Loss of a Step Up in Basis by Kurt R. Bachman
Q: What is all this talk about “the loss of a step up in basis”; and, why is it so important?
A: The loss of a step up in basis relates to the state and federal (long-term) capital gains tax; and, it can potentially have quite a lot to do with estate planning. In Indiana, this tax is at 3.23%, but for most people, the federal capital gains tax is 15% (0% if you make less than $40,000 and 20% if you make more than $445,850). These rates are applied to real property you own that increases in value (“appreciates”) over time. For example, if you bought investment property 20 years ago for $100,000 and you sell it now at a current market value of $175,000, then you have realized a gain of $75,000. The government wants to tax you on your profit. One way people have planned to largely avoid this tax is to keep the property until death and have the beneficiaries sell it instead. This is because of a rule called a “step up in basis,” which allows a beneficiary to have its taxable basis for purpose of calculating profits be the market value of the property when it was inherited, not when it was originally acquired by the decedent. In our example above, if the landowner instead kept the $100,000 investment real estate and bequeathed it to his heir, and the heir sold it sometime later for $200,000, then the taxable gain on the sale is only $25,000 ($200,000 minus a new $175,000 basis). The basis “stepped up” from the original $100,000 basis that applied when originally bought to $175,000 when inherited.

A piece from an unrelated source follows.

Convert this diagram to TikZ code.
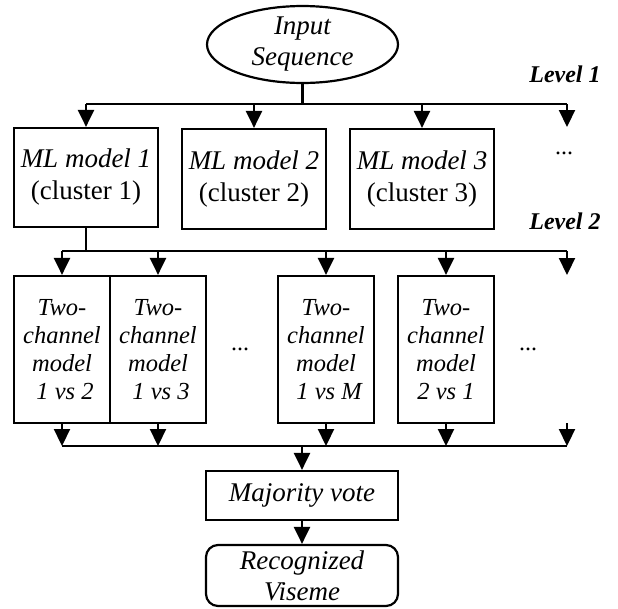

This is definitely worth considering since then-candidate Joe Biden called for a repeal of the step-up-in-basis rule in his tax plan while on the campaign trail as a way to increase the federal government’s taxable revenues. If repealed, our hypothetical landowner would likely stand to lose almost $12,000 in additional taxes on the sale of the investment real estate. Please consult your elder law attorney if you have concerns about the tax implications of your estate.